Recorded information
※ ※ ※
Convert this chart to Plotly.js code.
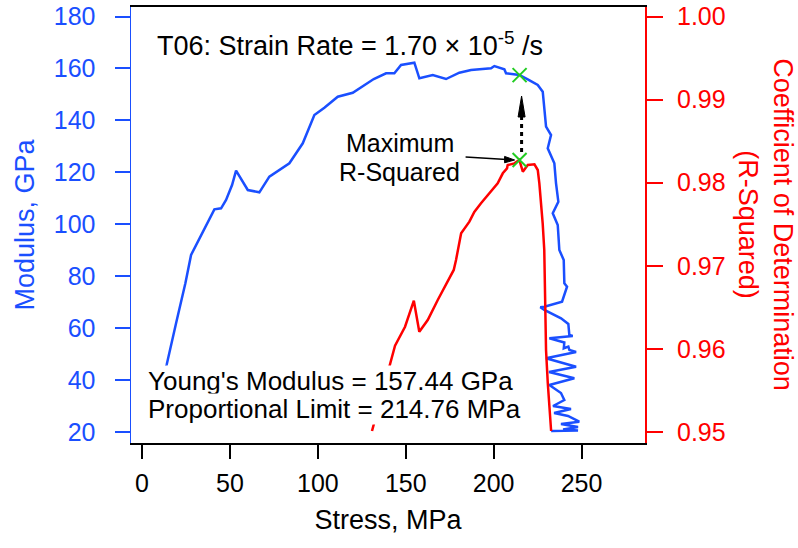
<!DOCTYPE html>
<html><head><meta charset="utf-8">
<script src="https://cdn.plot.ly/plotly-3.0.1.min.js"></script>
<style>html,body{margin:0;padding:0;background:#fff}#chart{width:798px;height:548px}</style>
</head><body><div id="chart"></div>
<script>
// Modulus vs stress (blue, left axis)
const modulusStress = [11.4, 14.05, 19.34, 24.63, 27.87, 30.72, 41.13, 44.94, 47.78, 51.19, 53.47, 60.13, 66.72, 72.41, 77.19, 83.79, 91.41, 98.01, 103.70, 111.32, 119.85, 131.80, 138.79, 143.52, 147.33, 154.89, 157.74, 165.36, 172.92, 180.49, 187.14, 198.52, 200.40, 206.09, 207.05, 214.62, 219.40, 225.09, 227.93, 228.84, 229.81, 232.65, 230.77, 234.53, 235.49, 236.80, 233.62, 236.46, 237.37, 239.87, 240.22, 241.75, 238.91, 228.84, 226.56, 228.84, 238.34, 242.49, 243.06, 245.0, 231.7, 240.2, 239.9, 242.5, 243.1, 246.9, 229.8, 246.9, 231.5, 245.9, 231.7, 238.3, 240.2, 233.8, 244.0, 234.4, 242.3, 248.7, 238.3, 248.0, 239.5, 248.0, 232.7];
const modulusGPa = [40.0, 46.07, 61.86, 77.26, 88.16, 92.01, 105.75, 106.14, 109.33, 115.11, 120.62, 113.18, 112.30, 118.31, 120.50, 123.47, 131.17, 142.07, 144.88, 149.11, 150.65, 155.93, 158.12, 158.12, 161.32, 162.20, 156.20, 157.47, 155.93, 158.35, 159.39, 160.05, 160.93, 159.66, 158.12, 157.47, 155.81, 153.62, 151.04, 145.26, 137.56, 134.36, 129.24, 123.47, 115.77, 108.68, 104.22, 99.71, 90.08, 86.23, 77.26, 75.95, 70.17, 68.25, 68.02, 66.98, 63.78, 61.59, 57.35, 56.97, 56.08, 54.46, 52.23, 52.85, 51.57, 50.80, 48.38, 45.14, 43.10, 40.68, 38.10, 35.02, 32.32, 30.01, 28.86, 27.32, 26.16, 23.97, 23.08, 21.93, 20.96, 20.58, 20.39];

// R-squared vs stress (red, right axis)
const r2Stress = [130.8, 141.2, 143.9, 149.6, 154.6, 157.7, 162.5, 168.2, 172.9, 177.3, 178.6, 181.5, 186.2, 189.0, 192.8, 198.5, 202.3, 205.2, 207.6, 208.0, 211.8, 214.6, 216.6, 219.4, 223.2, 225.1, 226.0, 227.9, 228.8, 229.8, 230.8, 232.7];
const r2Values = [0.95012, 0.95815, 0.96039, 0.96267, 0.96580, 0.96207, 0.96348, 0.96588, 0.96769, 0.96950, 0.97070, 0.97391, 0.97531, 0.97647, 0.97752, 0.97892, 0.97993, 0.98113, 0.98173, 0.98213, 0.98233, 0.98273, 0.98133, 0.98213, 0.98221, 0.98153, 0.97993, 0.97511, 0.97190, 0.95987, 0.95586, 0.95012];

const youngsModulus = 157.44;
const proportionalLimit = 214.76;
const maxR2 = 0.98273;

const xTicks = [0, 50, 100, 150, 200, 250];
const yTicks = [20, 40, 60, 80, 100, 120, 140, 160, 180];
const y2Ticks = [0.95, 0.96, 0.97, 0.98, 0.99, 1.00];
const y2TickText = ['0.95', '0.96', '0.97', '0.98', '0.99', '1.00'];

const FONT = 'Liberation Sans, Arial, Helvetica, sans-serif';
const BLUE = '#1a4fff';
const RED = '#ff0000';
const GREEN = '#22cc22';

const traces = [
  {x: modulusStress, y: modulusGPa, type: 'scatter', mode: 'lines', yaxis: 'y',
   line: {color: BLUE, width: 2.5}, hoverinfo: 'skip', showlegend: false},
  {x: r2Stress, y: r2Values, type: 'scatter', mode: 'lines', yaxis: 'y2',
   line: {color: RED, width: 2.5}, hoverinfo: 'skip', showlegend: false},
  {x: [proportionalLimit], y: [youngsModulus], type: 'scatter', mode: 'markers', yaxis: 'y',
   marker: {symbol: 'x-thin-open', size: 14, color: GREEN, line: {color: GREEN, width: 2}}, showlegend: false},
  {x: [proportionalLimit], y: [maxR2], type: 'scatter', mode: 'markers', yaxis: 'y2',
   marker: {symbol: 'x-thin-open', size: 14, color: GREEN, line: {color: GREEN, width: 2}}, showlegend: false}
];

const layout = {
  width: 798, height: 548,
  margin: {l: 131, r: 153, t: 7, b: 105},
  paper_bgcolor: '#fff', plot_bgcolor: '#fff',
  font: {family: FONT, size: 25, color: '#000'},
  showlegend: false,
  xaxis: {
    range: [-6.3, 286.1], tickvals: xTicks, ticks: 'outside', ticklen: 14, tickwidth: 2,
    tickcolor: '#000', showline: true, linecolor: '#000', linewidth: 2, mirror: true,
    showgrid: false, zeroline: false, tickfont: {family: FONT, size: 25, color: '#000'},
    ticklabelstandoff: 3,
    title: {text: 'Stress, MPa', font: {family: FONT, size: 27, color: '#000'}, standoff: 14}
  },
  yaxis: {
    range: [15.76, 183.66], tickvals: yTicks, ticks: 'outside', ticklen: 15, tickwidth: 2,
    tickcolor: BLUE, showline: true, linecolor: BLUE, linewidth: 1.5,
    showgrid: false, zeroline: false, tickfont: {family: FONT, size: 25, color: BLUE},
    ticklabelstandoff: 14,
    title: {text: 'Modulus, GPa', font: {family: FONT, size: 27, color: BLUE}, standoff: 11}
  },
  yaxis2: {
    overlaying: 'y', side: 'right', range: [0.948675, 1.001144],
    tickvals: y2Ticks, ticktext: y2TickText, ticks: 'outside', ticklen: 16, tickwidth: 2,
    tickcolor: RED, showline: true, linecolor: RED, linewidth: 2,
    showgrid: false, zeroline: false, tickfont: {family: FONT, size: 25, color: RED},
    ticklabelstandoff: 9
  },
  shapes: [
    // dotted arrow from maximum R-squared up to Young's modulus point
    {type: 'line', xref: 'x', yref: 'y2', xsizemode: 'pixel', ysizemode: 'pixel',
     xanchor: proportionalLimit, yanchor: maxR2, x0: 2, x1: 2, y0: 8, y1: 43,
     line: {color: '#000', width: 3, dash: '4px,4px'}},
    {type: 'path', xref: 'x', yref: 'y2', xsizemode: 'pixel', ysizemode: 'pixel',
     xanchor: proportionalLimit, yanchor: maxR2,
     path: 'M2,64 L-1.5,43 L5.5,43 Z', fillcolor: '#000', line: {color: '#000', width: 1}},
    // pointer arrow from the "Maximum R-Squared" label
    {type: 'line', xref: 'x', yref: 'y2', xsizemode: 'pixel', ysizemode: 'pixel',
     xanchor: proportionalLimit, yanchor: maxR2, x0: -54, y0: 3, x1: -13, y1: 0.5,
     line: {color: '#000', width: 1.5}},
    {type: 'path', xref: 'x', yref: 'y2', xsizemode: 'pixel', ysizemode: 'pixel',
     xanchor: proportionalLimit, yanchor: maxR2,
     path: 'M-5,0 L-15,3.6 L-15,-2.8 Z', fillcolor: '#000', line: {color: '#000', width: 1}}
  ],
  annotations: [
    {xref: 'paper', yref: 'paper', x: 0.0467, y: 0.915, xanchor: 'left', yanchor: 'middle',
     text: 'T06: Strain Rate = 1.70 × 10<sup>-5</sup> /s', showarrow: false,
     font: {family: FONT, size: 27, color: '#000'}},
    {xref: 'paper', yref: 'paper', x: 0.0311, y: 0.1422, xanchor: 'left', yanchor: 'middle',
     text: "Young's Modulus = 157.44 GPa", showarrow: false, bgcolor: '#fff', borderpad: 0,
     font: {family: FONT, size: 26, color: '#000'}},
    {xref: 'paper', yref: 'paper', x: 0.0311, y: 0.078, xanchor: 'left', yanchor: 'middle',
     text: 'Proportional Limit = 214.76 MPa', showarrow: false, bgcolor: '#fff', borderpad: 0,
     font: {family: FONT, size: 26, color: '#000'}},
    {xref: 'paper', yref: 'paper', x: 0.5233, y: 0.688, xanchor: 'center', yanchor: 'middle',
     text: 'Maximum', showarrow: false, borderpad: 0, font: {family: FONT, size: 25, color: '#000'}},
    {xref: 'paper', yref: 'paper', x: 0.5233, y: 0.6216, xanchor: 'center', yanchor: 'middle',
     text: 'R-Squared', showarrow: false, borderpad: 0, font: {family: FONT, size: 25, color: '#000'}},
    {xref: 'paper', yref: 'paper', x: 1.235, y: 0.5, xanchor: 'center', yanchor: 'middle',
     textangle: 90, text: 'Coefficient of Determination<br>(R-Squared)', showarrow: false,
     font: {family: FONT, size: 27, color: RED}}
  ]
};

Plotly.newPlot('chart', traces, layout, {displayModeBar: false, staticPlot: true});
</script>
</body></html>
※ ※ ※
Exercise goal
Transcribe exactly, with no pictures, the lines running from the first line of the material through the line holding "20.96, 20.58, 20.39];".

Right answer
Convert this chart to Plotly.js code.
<!DOCTYPE html>
<html><head><meta charset="utf-8">
<script src="https://cdn.plot.ly/plotly-3.0.1.min.js"></script>
<style>html,body{margin:0;padding:0;background:#fff}#chart{width:798px;height:548px}</style>
</head><body><div id="chart"></div>
<script>
// Modulus vs stress (blue, left axis)
const modulusStress = [11.4, 14.05, 19.34, 24.63, 27.87, 30.72, 41.13, 44.94, 47.78, 51.19, 53.47, 60.13, 66.72, 72.41, 77.19, 83.79, 91.41, 98.01, 103.70, 111.32, 119.85, 131.80, 138.79, 143.52, 147.33, 154.89, 157.74, 165.36, 172.92, 180.49, 187.14, 198.52, 200.40, 206.09, 207.05, 214.62, 219.40, 225.09, 227.93, 228.84, 229.81, 232.65, 230.77, 234.53, 235.49, 236.80, 233.62, 236.46, 237.37, 239.87, 240.22, 241.75, 238.91, 228.84, 226.56, 228.84, 238.34, 242.49, 243.06, 245.0, 231.7, 240.2, 239.9, 242.5, 243.1, 246.9, 229.8, 246.9, 231.5, 245.9, 231.7, 238.3, 240.2, 233.8, 244.0, 234.4, 242.3, 248.7, 238.3, 248.0, 239.5, 248.0, 232.7];
const modulusGPa = [40.0, 46.07, 61.86, 77.26, 88.16, 92.01, 105.75, 106.14, 109.33, 115.11, 120.62, 113.18, 112.30, 118.31, 120.50, 123.47, 131.17, 142.07, 144.88, 149.11, 150.65, 155.93, 158.12, 158.12, 161.32, 162.20, 156.20, 157.47, 155.93, 158.35, 159.39, 160.05, 160.93, 159.66, 158.12, 157.47, 155.81, 153.62, 151.04, 145.26, 137.56, 134.36, 129.24, 123.47, 115.77, 108.68, 104.22, 99.71, 90.08, 86.23, 77.26, 75.95, 70.17, 68.25, 68.02, 66.98, 63.78, 61.59, 57.35, 56.97, 56.08, 54.46, 52.23, 52.85, 51.57, 50.80, 48.38, 45.14, 43.10, 40.68, 38.10, 35.02, 32.32, 30.01, 28.86, 27.32, 26.16, 23.97, 23.08, 21.93, 20.96, 20.58, 20.39];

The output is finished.